Now, difficult subjects and comedy are not totally incompatible, but it takes a real genius to pull off that kind of thing– Life is Beautiful is a beautiful movie about life and love and laughter that just happens to be set during the holocaust. But let’s be honest here, Roberto Benignis don’t just grow on trees. They sprout wild like truffles and have to be hunted by trained pigs on leashes in the pristine Benigni fields of mountainous Italy.

Do they have comedic geniuses? Probably not. I mean, even the promotions are dumb, too: they’re advertising it in my gym. Next to the ad about how you’re really tough if you show up at the gym at 7AM with a hangover. (You’ll need our powerful deodorant then, because you’ll smell like the sewer you slept in. Or is that the sewer that is your bloodstream? I can’t tell which, they’re pretty close in consistency. How about a campaign for “You’ve got the shakes and puking, but at least you’re not sweating, because you’re a Mitchum Junkie!”)

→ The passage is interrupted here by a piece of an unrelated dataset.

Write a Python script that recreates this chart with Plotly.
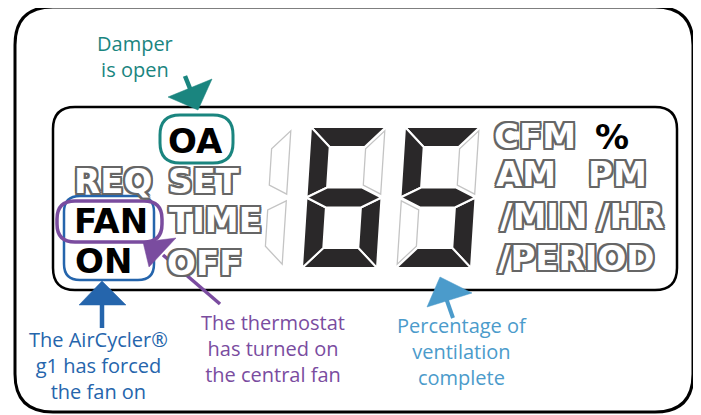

Another way we can tell they’re not doing this out of a strange sense of genius: they’d be looking for new territory, and Mike Leigh did this back in 1990 in the film “Life is Sweet”. That movie, despite its description and pitch as a “comedy,” is one of the most depressing things I’ve ever seen, and I’ve seen some depressing movies. (Naturally, being a Mike Leigh movie, it’s about totally screwed up British people and is horribly depressing with a slight dose of stiff-upper-lip humor: her boyfriend is the sensitive one and she just uses him for sex… of course, they’re both still miserable.)

So far, they’ve made a pilot and one episode. Maybe they’ll get as far as three or four before they remove the feeding tubes (ha ha get it?) and let the brain-dead creature die.